# Continuous Random variable

• Nov 10th 2010, 01:24 PM
axa121
Continuous Random variable
Hi, I'm unsure where to go with this question:

Let $f(a,b) (x) \begin{cases} = { \left ( \frac{bx}{a} \right ) for \in [0,a] \\ {0} otherwise \end{cases}$

If a > 0 for what values of b > 0 is f(a,b) the pdf of a continuous variable. Also for what values of a and b is the E(X) = 1/3

So what I'm doing is $\int_{a}^{0} {bx/a} \, dx$ and then I get $-(a b)/2$ . I was thinking to make this equal to 1, but don't no what to do next.
• Nov 10th 2010, 01:29 PM
mr fantastic
Quote:

Originally Posted by axa121
Hi, I'm unsure where to go with this question:

Let $f(a,b) (x) \begin{cases} = { \left ( \frac{bx}{a} \right ) for \in [0,a] \\ {0} otherwise \end{cases}$

If a > 0 for what values of b > 0 is f(a,b) the pdf of a continuous variable. Also for what values of a and b is the E(X) = 1/3

So what I'm doing is $\int_{a}^{0} {bx/a} \, dx$ and then I get $-(a b)/2$ . I was thinking to make this equal to 1, but don't no what to do next.

You require:

1. $\displaystyle \frac{bx}{a} \geq 0$ for $0 \leq x \leq a$.

2. $\displaystyle \int_0^a \frac{bx}{a} \, dx = 1$.

And for the third part, you require $\displaystyle \int_0^a \frac{bx^2}{a} \, dx = \frac{1}{3}$.
• Nov 10th 2010, 03:11 PM
axa121
Quote:

Originally Posted by mr fantastic
You require:

1. $\displaystyle \frac{bx}{a} \geq 0$ for $0 \leq x \leq a$.

2. $\displaystyle \int_0^a \frac{bx}{a} \, dx = 1$.

And for the third part, you require [tex]\displaystyle \int_0^a \frac{bx^2}{a} \, dx = \frac{1}{3}[\math].

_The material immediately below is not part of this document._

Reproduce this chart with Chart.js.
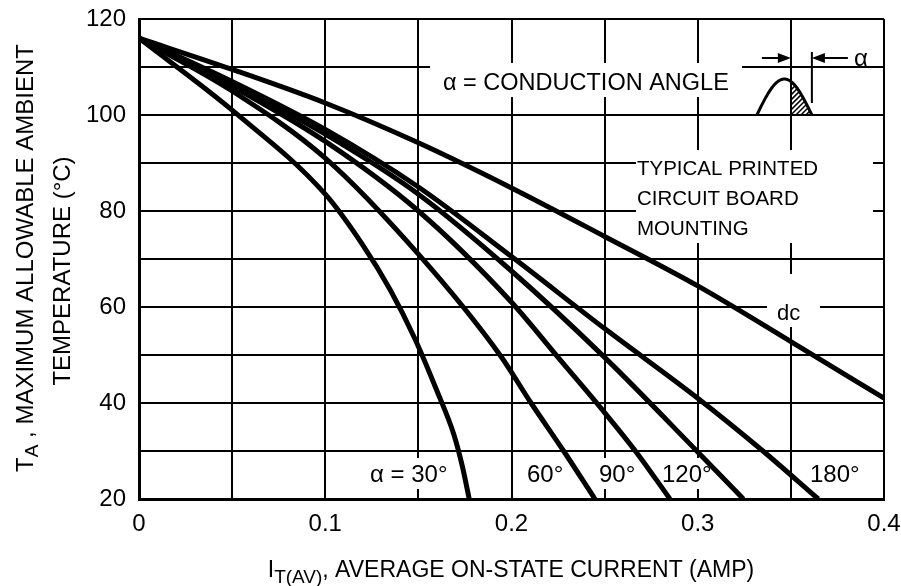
<!DOCTYPE html>
<html>
<head>
<meta charset="utf-8">
<script src="https://cdn.jsdelivr.net/npm/chart.js@4.4.1/dist/chart.umd.min.js"></script>
<style>
  body { margin: 0; background: #fff; }
  canvas { display: block; }
</style>
</head>
<body>
<canvas id="deratingChart" width="901" height="586"></canvas>
<script>
// Curve data (x = I_T(AV) in amps, y = T_A in degC)
const dcX = [0, 0.05, 0.1, 0.15, 0.2, 0.25, 0.3, 0.35, 0.4];
const dcY = [116, 109.5, 102.5, 94.2, 84.8, 74.7, 64.4, 52.8, 41];

const deg180X = [0, 0.05, 0.1, 0.15, 0.2, 0.25, 0.3, 0.335, 0.3647];
const deg180Y = [116, 107, 97, 85, 70.5, 55.5, 41, 30, 20];

const deg120X = [0, 0.05, 0.1, 0.15, 0.2, 0.25, 0.3, 0.3245];
const deg120Y = [116, 106.5, 96, 83.5, 67.5, 49.5, 29.8, 20];

const deg90X = [0, 0.05, 0.1, 0.15, 0.2, 0.225, 0.25, 0.2675, 0.2851];
const deg90Y = [116, 106, 94.5, 80, 61, 49.5, 38, 29.5, 20];

const deg60X = [0, 0.05, 0.1, 0.15, 0.1938, 0.2105, 0.228, 0.2448];
const deg60Y = [116, 105, 91, 71, 50, 40, 30, 20];

const deg30X = [0, 0.05, 0.1, 0.12, 0.135, 0.148, 0.16, 0.169, 0.1735, 0.1773];
const deg30Y = [116, 101, 83.5, 73, 63.5, 53.5, 42.5, 33.5, 27, 20];

const xTickLabels = ["0", "0.1", "0.2", "0.3", "0.4"];
const yTickLabels = ["20", "40", "60", "80", "100", "120"];

const FONT = "'Liberation Sans', Arial, sans-serif";

function toPoints(xs, ys) {
  return xs.map((x, i) => ({ x: x, y: ys[i] }));
}

function curve(label, xs, ys) {
  return {
    label: label,
    data: toPoints(xs, ys),
    showLine: true,
    borderColor: "#000",
    borderWidth: 5,
    pointRadius: 0,
    cubicInterpolationMode: "monotone",
    fill: false,
  };
}

// draw a run of text pieces (for subscripts) starting at x, baseline y
function drawParts(ctx, parts, x, y) {
  let cx = x;
  parts.forEach((p) => {
    ctx.font = p.font;
    ctx.fillText(p.t, cx, y + (p.dy || 0));
    cx += ctx.measureText(p.t).width;
  });
}
function partsWidth(ctx, parts) {
  let w = 0;
  parts.forEach((p) => {
    ctx.font = p.font;
    w += ctx.measureText(p.t).width;
  });
  return w;
}

// white boxes behind the in-plot labels (they break the grid)
const labelBoxes = [
  [430, 63, 312, 34],   // conduction angle
  [636, 150, 237, 93],  // typical PCB mounting
  [767, 274, 53, 53],   // dc
  [362, 458, 92, 31],   // 30
  [520, 458, 50, 31],   // 60
  [594, 458, 46, 31],   // 90
  [656, 458, 50, 31],   // 120
  [805, 458, 56, 31],   // 180
];

const annotationPlugin = {
  id: "annotations",
  beforeDatasetsDraw(chart) {
    const ctx = chart.ctx;
    ctx.save();
    ctx.fillStyle = "#fff";
    labelBoxes.forEach((b) => ctx.fillRect(b[0], b[1], b[2], b[3]));
    ctx.restore();
  },
  afterDatasetsDraw(chart) {
    const ctx = chart.ctx;
    const xs = chart.scales.x;
    const ys = chart.scales.y;
    ctx.save();
    ctx.fillStyle = "#000";
    ctx.textBaseline = "alphabetic";
    ctx.textAlign = "left";

    ctx.font = "23.5px " + FONT;
    ctx.fillText("\u03B1 = CONDUCTION ANGLE", 443, 90);

    ctx.font = "20.5px " + FONT;
    ctx.fillText("TYPICAL PRINTED", 637, 175);
    ctx.fillText("CIRCUIT BOARD", 637, 205);
    ctx.fillText("MOUNTING", 637, 235);

    ctx.font = "22px " + FONT;
    ctx.fillText("dc", 777, 320);

    ctx.font = "24px " + FONT;
    ctx.fillText("\u03B1 = 30\u00B0", 370, 482);
    ctx.fillText("60\u00B0", 527, 482);
    ctx.fillText("90\u00B0", 599, 482);
    ctx.fillText("120\u00B0", 662, 482);
    ctx.fillText("180\u00B0", 810, 482);

    // conduction angle sketch
    const cx = xs.getPixelForValue(0.35);
    const base = ys.getPixelForValue(100);
    const left = cx - 34, width = 55, height = 36;
    const sx = (t) => left + (width * t) / Math.PI;
    const sy = (t) => base - height * Math.sin(t);
    ctx.lineWidth = 3;
    ctx.strokeStyle = "#000";
    ctx.beginPath();
    for (let i = 0; i <= 60; i++) {
      const t = (Math.PI * i) / 60;
      if (i === 0) ctx.moveTo(sx(t), sy(t));
      else ctx.lineTo(sx(t), sy(t));
    }
    ctx.stroke();
    // hatched tail
    const tCut = ((cx - left) / width) * Math.PI;
    ctx.save();
    ctx.beginPath();
    ctx.moveTo(cx, base);
    for (let i = 0; i <= 30; i++) {
      const t = tCut + ((Math.PI - tCut) * i) / 30;
      ctx.lineTo(sx(t), sy(t));
    }
    ctx.closePath();
    ctx.clip();
    ctx.lineWidth = 1.5;
    for (let k = -60; k < 60; k += 5) {
      ctx.beginPath();
      ctx.moveTo(cx + k, base);
      ctx.lineTo(cx + k + 40, base - 40);
      ctx.stroke();
    }
    ctx.restore();
    // arrows
    const ay = 58;
    const rightEdge = left + width;
    ctx.lineWidth = 2;
    ctx.beginPath();
    ctx.moveTo(cx - 29, ay); ctx.lineTo(cx - 10, ay);
    ctx.moveTo(rightEdge + 36, ay); ctx.lineTo(rightEdge + 10, ay);
    ctx.moveTo(rightEdge, ay - 6); ctx.lineTo(rightEdge, ay + 45);
    ctx.stroke();
    ctx.beginPath();
    ctx.moveTo(cx, ay); ctx.lineTo(cx - 13, ay - 5); ctx.lineTo(cx - 13, ay + 5); ctx.closePath();
    ctx.moveTo(rightEdge, ay); ctx.lineTo(rightEdge + 13, ay - 5); ctx.lineTo(rightEdge + 13, ay + 5); ctx.closePath();
    ctx.fill();
    ctx.font = "24px " + FONT;
    ctx.fillText("\u03B1", rightEdge + 42, 66);
    ctx.restore();
  },
  afterDraw(chart) {
    const ctx = chart.ctx;
    ctx.save();
    ctx.fillStyle = "#000";
    ctx.textBaseline = "alphabetic";
    const big = "24px " + FONT;
    const sub = "19px " + FONT;

    // y axis title, two rotated lines
    const line1 = [
      { t: "T", font: big },
      { t: "A", font: sub, dy: 5 },
      { t: " , MAXIMUM ALLOWABLE AMBIENT", font: big },
    ];
    ctx.translate(33, 258);
    ctx.rotate(-Math.PI / 2);
    drawParts(ctx, line1, -partsWidth(ctx, line1) / 2, 0);
    ctx.setTransform(1, 0, 0, 1, 0, 0);

    const line2 = [{ t: "TEMPERATURE (\u00B0C)", font: big }];
    ctx.translate(70, 271);
    ctx.rotate(-Math.PI / 2);
    drawParts(ctx, line2, -partsWidth(ctx, line2) / 2, 0);
    ctx.setTransform(1, 0, 0, 1, 0, 0);

    // x axis title
    const xbig = "23px " + FONT;
    const xTitle = [
      { t: "I", font: xbig },
      { t: "T(AV)", font: "19px " + FONT, dy: 6 },
      { t: ", AVERAGE ON-STATE CURRENT (AMP)", font: xbig },
    ];
    drawParts(ctx, xTitle, 511 - partsWidth(ctx, xTitle) / 2, 577);
    ctx.restore();
  },
};

const ctx = document.getElementById("deratingChart").getContext("2d");
const chart = new Chart(ctx, {
  type: "scatter",
  data: {
    datasets: [
      curve("dc", dcX, dcY),
      curve("180\u00B0", deg180X, deg180Y),
      curve("120\u00B0", deg120X, deg120Y),
      curve("90\u00B0", deg90X, deg90Y),
      curve("60\u00B0", deg60X, deg60Y),
      curve("30\u00B0", deg30X, deg30Y),
    ],
  },
  options: {
    responsive: false,
    animation: false,
    devicePixelRatio: 1,
    layout: { padding: { top: 19, right: 17, left: 0, bottom: 0 } },
    plugins: {
      legend: { display: false },
      tooltip: { enabled: false },
    },
    scales: {
      x: {
        type: "linear",
        min: 0,
        max: 0.4,
        grid: { color: "#000", lineWidth: 2, drawTicks: false },
        border: { color: "#000", width: 3 },
        ticks: {
          stepSize: 0.05,
          autoSkip: false,
          maxRotation: 0,
          padding: 11,
          color: "#000",
          font: { size: 24, family: FONT },
          callback: function (value) {
            const i = Math.round(value * 20);
            return i % 2 === 0 ? xTickLabels[i / 2] : "";
          },
        },
        afterFit(scale) {
          scale.height = 87;
          scale.paddingLeft = 0;
          scale.paddingRight = 0;
        },
      },
      y: {
        min: 20,
        max: 120,
        grid: { color: "#000", lineWidth: 2, drawTicks: false },
        border: { color: "#000", width: 3 },
        ticks: {
          stepSize: 10,
          autoSkip: false,
          padding: 13,
          color: "#000",
          font: { size: 24, family: FONT },
          callback: function (value) {
            const i = Math.round((value - 20) / 10);
            return i % 2 === 0 ? yTickLabels[i / 2] : "";
          },
        },
        afterFit(scale) {
          scale.width = 139;
          scale.paddingTop = 0;
          scale.paddingBottom = 0;
        },
      },
    },
  },
  plugins: [annotationPlugin],
});
</script>
</body>
</html>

I got a = 1 and b = 1 for the expected value to be 1/3

But do I need to solve the inqualities for the first bit. After integrating I have ab/2 = 1, but the first equation has [tex] \displaystyle \frac{bx}{a} \geq 0 [\math] which has an x in it.
• Nov 11th 2010, 01:58 PM
axa121
Im still stuck, after integrating for the first part I get ab = 2 how can I solve this?
• Nov 11th 2010, 03:36 PM
mr fantastic
Quote:

Originally Posted by axa121
Im still stuck, after integrating for the first part I get ab = 2 how can I solve this?

You can't. All you can do is get a in terms of b. If you are expected to simultaneously satisfy the expected value being equal to 1/3, then you solve the following simultaneously:

ab = 2

ba^2 = 1

(I have no idea where your answers in post #3 came from but they are not correct).
• Nov 11th 2010, 03:45 PM
axa121
Right so a = 1/2 and b = 4, this gives E(X) = 1/3. But the first part asks for what values of b > 0 is f(a,b)(x) the pdf of a continuous random variable.
• Nov 11th 2010, 04:00 PM
mr fantastic
Quote:

Originally Posted by axa121
Right so a = 1/2 and b = 4, this gives E(X) = 1/3. But the first part asks for what values of b > 0 is f(a,b)(x) the pdf of a continuous random variable.

b = 2/a.
• Nov 11th 2010, 04:05 PM
axa121
I see, I was looking for one or two specific values. Thank you very much.